New Zealand's merchandise trade balance deficit widened to NZ$1,193 million in November from a revised NZ$843 in October.The increase in the deficit largely reflected the purchase of a large aircraft which boosted headline imports signficantly. New Zealand's trade deficit in November has averaged NZ$447 million over the last five years and this is the first time the deficit has exceeded NZ$1.0 billion in November since 2005

Exports rose 19.6 percent on the year in November, up from 16.1 percent in October and growing at the fastest pace in nearly four years. Strong dairy prices were the main factor pushing up headline growth, with the value of dairy exports up around 22 percent on the year in November despite declines in the volume of butter and milk powder exports. Exports of meat and forestry products also recorded strong growth, up around 47 percent and 50 percent on the year respectively. Using seasonally adjusted data, however, New Zealand's exports fell 0.5 percent on the month after an increase of 4.5 percent in October.

Imports of goods increased by 26.7 percent on the year in November, accelerating sharply from growth of 14,3 percent in October. This was the strongest year-on-year growth in imports since 1999 but was boosted in large part by a one-off purchase of a large aircraft. Other categories of imports however, also recorded strong growth, including an 18 percent year-on-year increase in imports of vehicles, parts and accessories. Using seasonally adjusted data, New Zealand's goods imports rose 4.7 percent on the month in November after an increase of 6.3 percent in October.

The international trade balance measures the difference between imports and exports of both tangible goods and services. Imports may act as a drag on domestic growth and they may also increase competitive pressures on domestic producers. Exports boost domestic production. Trade balance values are calculated by deducting imports (cif) from exports (fob).

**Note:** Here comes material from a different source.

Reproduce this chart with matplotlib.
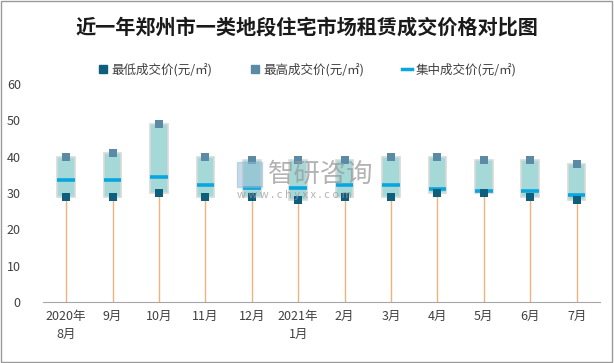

Changes in the level of imports and exports, along with the difference between the two (the trade balance) are a valuable gauge of economic trends here and abroad. While these trade figures can directly impact all financial markets, they primarily affect the value of the NZ dollar in the foreign exchange market. Imports indicate demand for foreign goods in New Zealand. Exports show the demand for NZ goods in countries overseas. The currency can be sensitive to changes in the trade deficit run by New Zealand since this trade imbalance creates greater demand for foreign currencies. The bond market is also sensitive to the risk of importing inflation.